Kelly Starrett of Mobility WOD has got you covered for addressing positioning when using your phone and computer. Check it out in his post, Death by Texting. And please heed his warning when he says that he's not asking you to stick your chest out when you externally rotate your arms. Don't shove your chest forward with this! That will only agitate your neck over the long term. 

Lastly, why not cap this all off with a laugh by checking out The Oatmeal's comic on The Evolution of our Spines and Speech. Hilarious perfection. 

Go forth and use your gadgets without hating on your neck!

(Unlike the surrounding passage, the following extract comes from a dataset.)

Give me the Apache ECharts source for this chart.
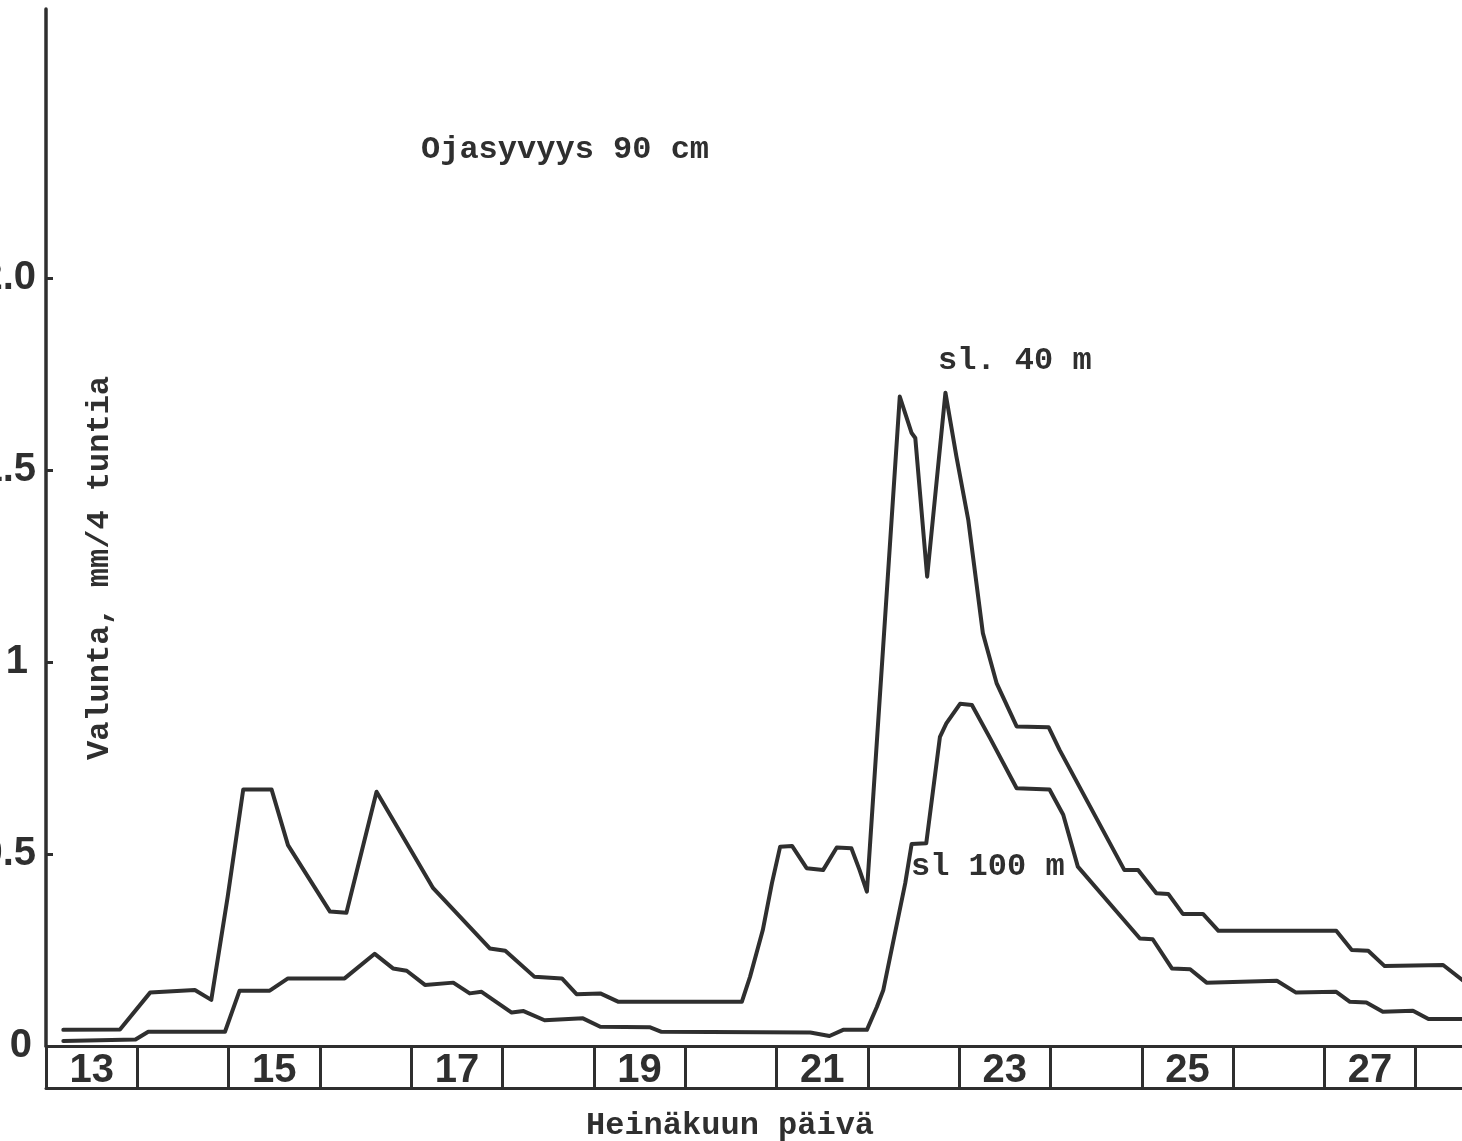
<!DOCTYPE html>
<html>
<head>
<meta charset="utf-8">
<title>Valunta, ojasyvyys 90 cm</title>
<script src="https://cdn.jsdelivr.net/npm/echarts@6/dist/echarts.min.js"></script>
<style>
  html, body { margin: 0; padding: 0; background: #ffffff; }
  #chart { width: 1462px; height: 1141px; }
</style>
</head>
<body>
<div id="chart"></div>
<script>
// July days shown in the boxed date row (only odd days are labelled)
const days = ['13','14','15','16','17','18','19','20','21','22','23','24','25','26','27','28'];

// Y axis ticks and their printed labels
const yTicks = [0, 0.5, 1, 1.5, 2];
const yTickLabels = ['0', '0.5', '1', '1.5', '2.0'];

// Runoff, mm per 4 hours: [day of July, value], drain spacing 40 m
const sl40 = [
  [13.19,0.042],[13.81,0.043],[14.14,0.139],[14.63,0.146],[14.81,0.120],[14.99,0.389],
  [15.16,0.668],[15.47,0.668],[15.65,0.523],[16.11,0.350],[16.29,0.347],[16.62,0.662],
  [17.24,0.411],[17.86,0.254],[18.03,0.248],[18.35,0.180],[18.65,0.176],[18.81,0.135],
  [19.07,0.137],[19.27,0.115],[20.62,0.115],[20.71,0.180],[20.85,0.302],[20.95,0.424],
  [21.04,0.519],[21.17,0.521],[21.33,0.463],[21.51,0.458],[21.66,0.517],[21.82,0.515],
  [21.91,0.458],[21.99,0.402],[22.35,1.691],[22.48,1.596],[22.52,1.583],[22.65,1.222],
  [22.85,1.701],[22.97,1.535],[23.10,1.370],[23.26,1.075],[23.30,1.040],[23.41,0.945],
  [23.63,0.832],[23.98,0.830],[24.10,0.771],[24.81,0.458],[24.96,0.458],[25.16,0.398],
  [25.29,0.396],[25.45,0.344],[25.67,0.344],[25.84,0.300],[27.13,0.300],[27.30,0.250],
  [27.48,0.248],[27.66,0.208],[28.30,0.211],[28.50,0.174],[28.62,0.150]
];

// Runoff, mm per 4 hours: [day of July, value], drain spacing 100 m
const sl100 = [
  [13.19,0.013],[13.98,0.017],[14.12,0.037],[14.96,0.037],[15.12,0.144],[15.45,0.144],
  [15.65,0.176],[16.27,0.176],[16.60,0.240],[16.80,0.202],[16.95,0.196],[17.15,0.159],
  [17.46,0.165],[17.64,0.137],[17.77,0.141],[18.10,0.087],[18.23,0.091],[18.46,0.067],
  [18.88,0.072],[19.07,0.050],[19.61,0.049],[19.74,0.037],[21.37,0.035],[21.58,0.026],
  [21.73,0.042],[21.99,0.042],[22.10,0.102],[22.17,0.146],[22.32,0.320],[22.41,0.424],
  [22.48,0.526],[22.64,0.528],[22.79,0.805],[22.86,0.840],[23.01,0.891],[23.14,0.888],
  [23.34,0.801],[23.63,0.671],[23.99,0.668],[24.14,0.602],[24.30,0.467],[24.71,0.354],
  [24.98,0.280],[25.12,0.278],[25.33,0.202],[25.53,0.200],[25.71,0.165],[26.48,0.170],
  [26.69,0.139],[27.13,0.141],[27.28,0.115],[27.46,0.113],[27.64,0.089],[27.97,0.092],
  [28.14,0.070],[28.62,0.070]
];

const INK = '#2f2f2f';
const MONO = "'Liberation Mono', 'DejaVu Sans Mono', monospace";
const DIGITS = "'Liberation Sans', Arial, sans-serif";
const BOX_H = 42;

const chart = echarts.init(document.getElementById('chart'), null, { renderer: 'canvas' });

function typeText(text, x, y, rotation) {
  return {
    type: 'text',
    x: x, y: y,
    rotation: rotation || 0,
    silent: true,
    style: {
      text: text,
      font: 'bold 32px ' + MONO,
      fill: INK,
      align: 'left', verticalAlign: 'middle',
      textAlign: 'left', textVerticalAlign: 'middle'
    }
  };
}

const digitStyle = { fontFamily: DIGITS, fontWeight: 'bold', fontSize: 40, color: INK };

const option = {
  backgroundColor: '#ffffff',
  animation: false,
  grid: {
    left: 46, top: 9, width: 1461, height: 1037,
    containLabel: false,
    outerBoundsMode: 'none'
  },
  xAxis: [
    {
      // boxed date row: ticks form the cell walls, labels sit in the cells
      type: 'category',
      data: days,
      boundaryGap: true,
      position: 'bottom',
      axisLine: { show: true, lineStyle: { color: INK, width: 3 } },
      axisTick: { show: true, interval: 0, length: BOX_H, lineStyle: { color: INK, width: 3 } },
      axisLabel: Object.assign({
        interval: 0,
        margin: 5,
        formatter: function (v) { return Number(v) % 2 === 1 ? v : ''; }
      }, digitStyle),
      splitLine: { show: false }
    },
    {
      // numeric day scale used by the runoff lines
      type: 'value', min: 13, max: 29, show: false
    },
    {
      // bottom edge of the date row
      type: 'category',
      data: days,
      position: 'bottom',
      offset: BOX_H,
      axisLine: { show: true, lineStyle: { color: INK, width: 3 } },
      axisTick: { show: false },
      axisLabel: { show: false },
      splitLine: { show: false }
    }
  ],
  yAxis: {
    type: 'value',
    min: 0,
    max: 2.7,
    axisLine: { show: true, lineStyle: { color: INK, width: 3.5 } },
    axisTick: { show: true, inside: true, length: 7, customValues: yTicks, lineStyle: { color: INK, width: 3 } },
    axisLabel: {
      customValues: yTicks,
      margin: 10,
      align: 'right',
      formatter: function (v) {
        const i = yTicks.indexOf(v);
        const t = i >= 0 ? yTickLabels[i] : '';
        if (t === '1') return '{one|' + t + '}';
        if (t === '0') return '{zero|' + t + '}';
        return '{n|' + t + '}';
      },
      rich: {
        n: Object.assign({ padding: [0, 0, 0, 0] }, digitStyle),
        one: Object.assign({ padding: [0, 8, 0, 0] }, digitStyle),
        zero: Object.assign({ padding: [0, 4, 0, 0] }, digitStyle)
      }
    },
    splitLine: { show: false }
  },
  series: [
    {
      name: 'sl. 40 m',
      type: 'line',
      xAxisIndex: 1,
      data: sl40,
      symbol: 'none',
      silent: true,
      lineStyle: { color: INK, width: 4, join: 'round', cap: 'round' }
    },
    {
      name: 'sl 100 m',
      type: 'line',
      xAxisIndex: 1,
      data: sl100,
      symbol: 'none',
      silent: true,
      lineStyle: { color: INK, width: 4, join: 'round', cap: 'round' }
    }
  ],
  graphic: [
    typeText('Ojasyvyys 90 cm', 421, 150),
    typeText('sl. 40 m', 938, 361),
    typeText('sl 100 m', 911, 867),
    typeText('Heinäkuun päivä', 586, 1126),
    typeText('Valunta, mm/4 tuntia', 100, 760, Math.PI / 2)
  ]
};

chart.setOption(option);
</script>
</body>
</html>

*Important footnote: The diagnosis of a disc herniation is, in my opinion, a hugely simplified view of what’s going on when people experience back pain. Beyond it being simply my opinion, data shows  that pain frequently does not correlate with what is going on with the discs. Often times when a thing can be easily measured, as in, “Look! There it is on the MRI!” people get told it is the whole story. But nothing in our bodies exists in isolation, so there is always a myriad of other things going on with the muscles, fascia, nerves, etc. So for the purpose of this blog I am using the simplified “disc herniation” issue to illustrate specific locations in your body clearly. It’s also handy because many people know what I mean via the diagnoses they have been given. But please know that it’s not just your discs I’m referring to here, and when you have a musculoskeletal/fascial issue it’s never just one thing. We just happen to live in a culture that loves a good bullet point. But bodies are not bullet points.